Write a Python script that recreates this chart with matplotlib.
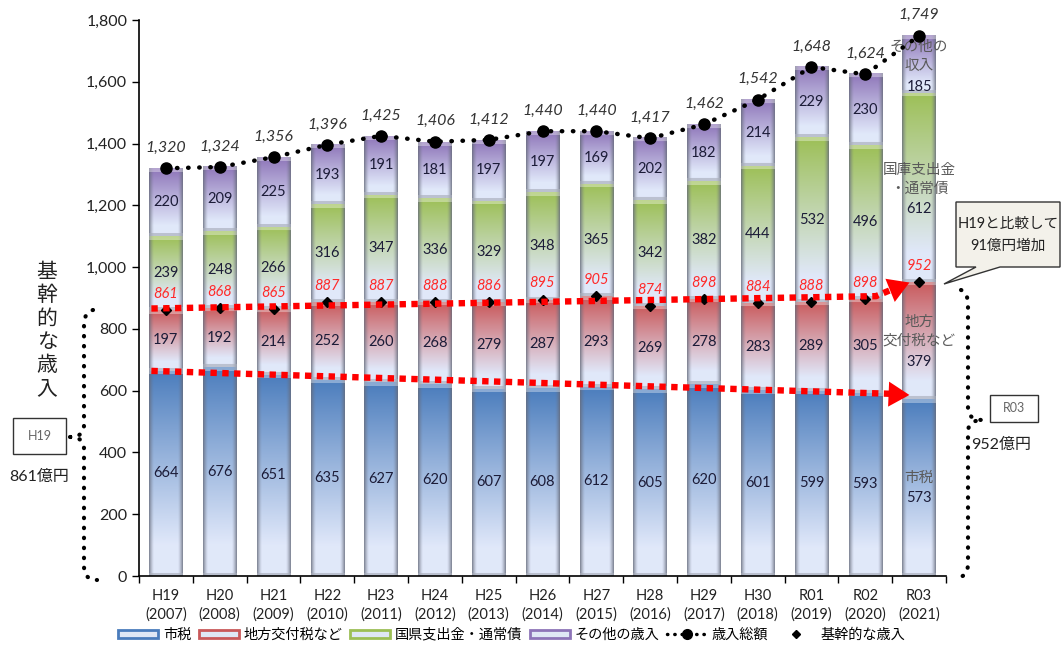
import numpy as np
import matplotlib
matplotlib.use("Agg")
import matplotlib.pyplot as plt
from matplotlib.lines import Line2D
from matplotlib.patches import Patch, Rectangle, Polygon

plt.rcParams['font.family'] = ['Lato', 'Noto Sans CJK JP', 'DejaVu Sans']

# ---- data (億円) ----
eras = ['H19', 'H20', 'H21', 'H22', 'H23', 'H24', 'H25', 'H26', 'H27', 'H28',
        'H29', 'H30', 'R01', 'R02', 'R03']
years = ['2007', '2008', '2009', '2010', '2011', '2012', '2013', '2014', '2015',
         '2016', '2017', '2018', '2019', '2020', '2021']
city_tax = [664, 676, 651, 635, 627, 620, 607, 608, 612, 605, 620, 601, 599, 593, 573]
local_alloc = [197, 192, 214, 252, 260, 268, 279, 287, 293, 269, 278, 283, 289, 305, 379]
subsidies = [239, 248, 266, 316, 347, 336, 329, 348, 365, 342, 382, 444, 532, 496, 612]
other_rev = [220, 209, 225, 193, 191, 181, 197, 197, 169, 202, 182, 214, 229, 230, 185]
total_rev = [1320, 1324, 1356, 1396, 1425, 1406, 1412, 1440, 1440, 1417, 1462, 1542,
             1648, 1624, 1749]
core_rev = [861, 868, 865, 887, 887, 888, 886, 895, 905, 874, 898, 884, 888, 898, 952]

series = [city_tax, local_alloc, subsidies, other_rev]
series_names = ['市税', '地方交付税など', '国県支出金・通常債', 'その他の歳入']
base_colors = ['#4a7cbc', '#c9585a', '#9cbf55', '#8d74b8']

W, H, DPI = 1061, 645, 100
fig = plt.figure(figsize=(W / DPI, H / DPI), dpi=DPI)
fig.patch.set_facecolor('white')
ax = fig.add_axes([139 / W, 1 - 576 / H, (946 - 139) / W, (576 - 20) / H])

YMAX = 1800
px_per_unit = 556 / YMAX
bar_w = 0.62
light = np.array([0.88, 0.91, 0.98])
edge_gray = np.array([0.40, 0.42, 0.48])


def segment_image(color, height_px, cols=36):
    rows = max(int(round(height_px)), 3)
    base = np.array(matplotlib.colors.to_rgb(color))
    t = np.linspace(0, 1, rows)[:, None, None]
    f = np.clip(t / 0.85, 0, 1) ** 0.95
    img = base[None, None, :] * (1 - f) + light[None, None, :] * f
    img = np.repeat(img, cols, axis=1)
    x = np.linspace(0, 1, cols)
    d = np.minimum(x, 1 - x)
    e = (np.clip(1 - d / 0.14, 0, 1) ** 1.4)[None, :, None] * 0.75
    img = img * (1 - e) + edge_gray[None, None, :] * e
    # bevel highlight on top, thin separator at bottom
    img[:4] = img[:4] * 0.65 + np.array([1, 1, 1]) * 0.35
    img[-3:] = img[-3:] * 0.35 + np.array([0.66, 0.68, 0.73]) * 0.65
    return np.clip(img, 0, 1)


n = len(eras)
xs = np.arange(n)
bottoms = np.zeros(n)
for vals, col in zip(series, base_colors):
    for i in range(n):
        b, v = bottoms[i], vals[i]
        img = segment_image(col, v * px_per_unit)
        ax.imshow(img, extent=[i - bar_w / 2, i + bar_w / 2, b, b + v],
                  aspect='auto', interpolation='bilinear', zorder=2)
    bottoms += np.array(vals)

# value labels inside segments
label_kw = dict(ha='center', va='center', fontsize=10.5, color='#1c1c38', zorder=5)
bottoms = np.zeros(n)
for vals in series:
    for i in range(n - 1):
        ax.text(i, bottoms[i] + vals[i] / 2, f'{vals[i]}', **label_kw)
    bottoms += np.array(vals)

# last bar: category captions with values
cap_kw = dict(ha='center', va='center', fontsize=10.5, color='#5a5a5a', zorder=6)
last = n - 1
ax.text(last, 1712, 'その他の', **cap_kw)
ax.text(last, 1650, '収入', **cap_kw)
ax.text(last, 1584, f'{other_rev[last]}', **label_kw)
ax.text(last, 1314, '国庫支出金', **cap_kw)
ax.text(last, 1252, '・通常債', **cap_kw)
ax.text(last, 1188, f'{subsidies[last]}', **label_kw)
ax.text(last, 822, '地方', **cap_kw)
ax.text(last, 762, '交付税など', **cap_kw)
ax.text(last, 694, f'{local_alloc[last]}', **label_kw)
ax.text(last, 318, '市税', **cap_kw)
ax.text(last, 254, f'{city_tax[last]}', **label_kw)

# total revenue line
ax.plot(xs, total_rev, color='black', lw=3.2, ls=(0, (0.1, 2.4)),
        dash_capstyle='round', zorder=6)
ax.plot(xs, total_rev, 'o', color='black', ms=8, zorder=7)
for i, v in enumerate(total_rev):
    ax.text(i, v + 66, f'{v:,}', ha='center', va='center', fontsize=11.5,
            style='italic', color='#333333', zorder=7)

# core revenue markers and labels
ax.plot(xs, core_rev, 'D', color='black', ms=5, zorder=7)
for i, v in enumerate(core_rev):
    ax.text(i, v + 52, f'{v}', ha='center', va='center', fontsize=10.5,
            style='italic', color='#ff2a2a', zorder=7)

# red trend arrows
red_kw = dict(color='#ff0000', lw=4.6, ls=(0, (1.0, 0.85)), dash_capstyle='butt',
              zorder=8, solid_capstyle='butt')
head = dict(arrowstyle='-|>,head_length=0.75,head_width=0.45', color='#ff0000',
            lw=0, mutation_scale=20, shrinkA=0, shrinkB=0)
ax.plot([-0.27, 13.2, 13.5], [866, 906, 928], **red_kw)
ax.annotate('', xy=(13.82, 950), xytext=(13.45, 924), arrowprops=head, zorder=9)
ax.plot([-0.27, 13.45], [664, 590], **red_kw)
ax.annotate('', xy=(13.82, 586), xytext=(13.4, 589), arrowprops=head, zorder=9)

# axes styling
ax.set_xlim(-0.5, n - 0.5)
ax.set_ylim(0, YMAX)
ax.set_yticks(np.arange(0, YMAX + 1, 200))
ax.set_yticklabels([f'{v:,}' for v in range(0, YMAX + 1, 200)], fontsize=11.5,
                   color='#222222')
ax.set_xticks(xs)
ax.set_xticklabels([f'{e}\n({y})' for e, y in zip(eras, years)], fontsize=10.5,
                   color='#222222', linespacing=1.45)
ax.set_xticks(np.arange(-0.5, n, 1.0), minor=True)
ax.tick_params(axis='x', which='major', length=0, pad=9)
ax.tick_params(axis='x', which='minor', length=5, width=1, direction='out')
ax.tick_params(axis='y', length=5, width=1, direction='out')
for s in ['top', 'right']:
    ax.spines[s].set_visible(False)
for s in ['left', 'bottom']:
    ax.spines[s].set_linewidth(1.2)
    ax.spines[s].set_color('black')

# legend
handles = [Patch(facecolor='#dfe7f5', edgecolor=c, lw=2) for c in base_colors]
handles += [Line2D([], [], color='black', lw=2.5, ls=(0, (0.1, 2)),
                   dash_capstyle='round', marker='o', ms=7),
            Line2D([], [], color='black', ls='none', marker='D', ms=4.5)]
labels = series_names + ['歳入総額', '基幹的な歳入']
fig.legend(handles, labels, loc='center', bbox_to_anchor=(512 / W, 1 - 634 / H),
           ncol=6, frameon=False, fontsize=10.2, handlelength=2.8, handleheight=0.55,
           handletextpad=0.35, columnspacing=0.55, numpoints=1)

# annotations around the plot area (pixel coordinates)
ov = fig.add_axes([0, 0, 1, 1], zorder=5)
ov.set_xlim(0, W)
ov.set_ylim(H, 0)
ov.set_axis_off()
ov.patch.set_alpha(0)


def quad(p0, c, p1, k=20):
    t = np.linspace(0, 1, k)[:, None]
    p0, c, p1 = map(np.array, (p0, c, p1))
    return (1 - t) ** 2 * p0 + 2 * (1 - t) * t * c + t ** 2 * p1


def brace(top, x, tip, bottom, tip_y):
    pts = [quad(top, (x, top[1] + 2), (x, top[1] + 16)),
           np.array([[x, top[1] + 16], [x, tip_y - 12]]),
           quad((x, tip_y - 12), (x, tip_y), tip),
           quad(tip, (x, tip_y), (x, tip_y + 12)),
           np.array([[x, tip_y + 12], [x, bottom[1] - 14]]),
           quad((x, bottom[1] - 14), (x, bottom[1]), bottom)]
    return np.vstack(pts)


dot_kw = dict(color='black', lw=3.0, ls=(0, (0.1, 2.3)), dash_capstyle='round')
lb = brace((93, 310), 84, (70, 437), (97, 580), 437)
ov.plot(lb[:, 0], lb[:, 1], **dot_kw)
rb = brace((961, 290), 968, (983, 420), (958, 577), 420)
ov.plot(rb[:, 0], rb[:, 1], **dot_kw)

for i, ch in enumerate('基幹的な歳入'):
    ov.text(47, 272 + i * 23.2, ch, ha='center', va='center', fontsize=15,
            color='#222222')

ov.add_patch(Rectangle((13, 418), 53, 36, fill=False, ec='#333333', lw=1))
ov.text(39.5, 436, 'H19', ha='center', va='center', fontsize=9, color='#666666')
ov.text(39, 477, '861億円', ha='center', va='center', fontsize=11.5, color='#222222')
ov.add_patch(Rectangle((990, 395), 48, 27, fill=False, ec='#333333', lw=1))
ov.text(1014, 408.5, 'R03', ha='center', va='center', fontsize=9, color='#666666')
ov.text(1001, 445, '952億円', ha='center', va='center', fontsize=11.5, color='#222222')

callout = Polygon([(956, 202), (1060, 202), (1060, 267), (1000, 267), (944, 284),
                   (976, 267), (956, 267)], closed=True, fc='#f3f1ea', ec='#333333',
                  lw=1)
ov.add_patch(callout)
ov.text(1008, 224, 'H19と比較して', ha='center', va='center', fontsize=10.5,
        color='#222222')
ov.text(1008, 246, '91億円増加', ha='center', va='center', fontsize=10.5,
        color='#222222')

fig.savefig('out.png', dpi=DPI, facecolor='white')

____

▶ _Brief_
Everything from the first line of the listing above through the line that contains "plt.rcParams['font.family'] = ['Lato', 'Noto" is to be restated word for word, minus the pictures.

▶ _Solution for this task_
Write a Python script that recreates this chart with matplotlib.
import numpy as np
import matplotlib
matplotlib.use("Agg")
import matplotlib.pyplot as plt
from matplotlib.lines import Line2D
from matplotlib.patches import Patch, Rectangle, Polygon

plt.rcParams['font.family'] = ['Lato', 'Noto Sans CJK JP', 'DejaVu Sans']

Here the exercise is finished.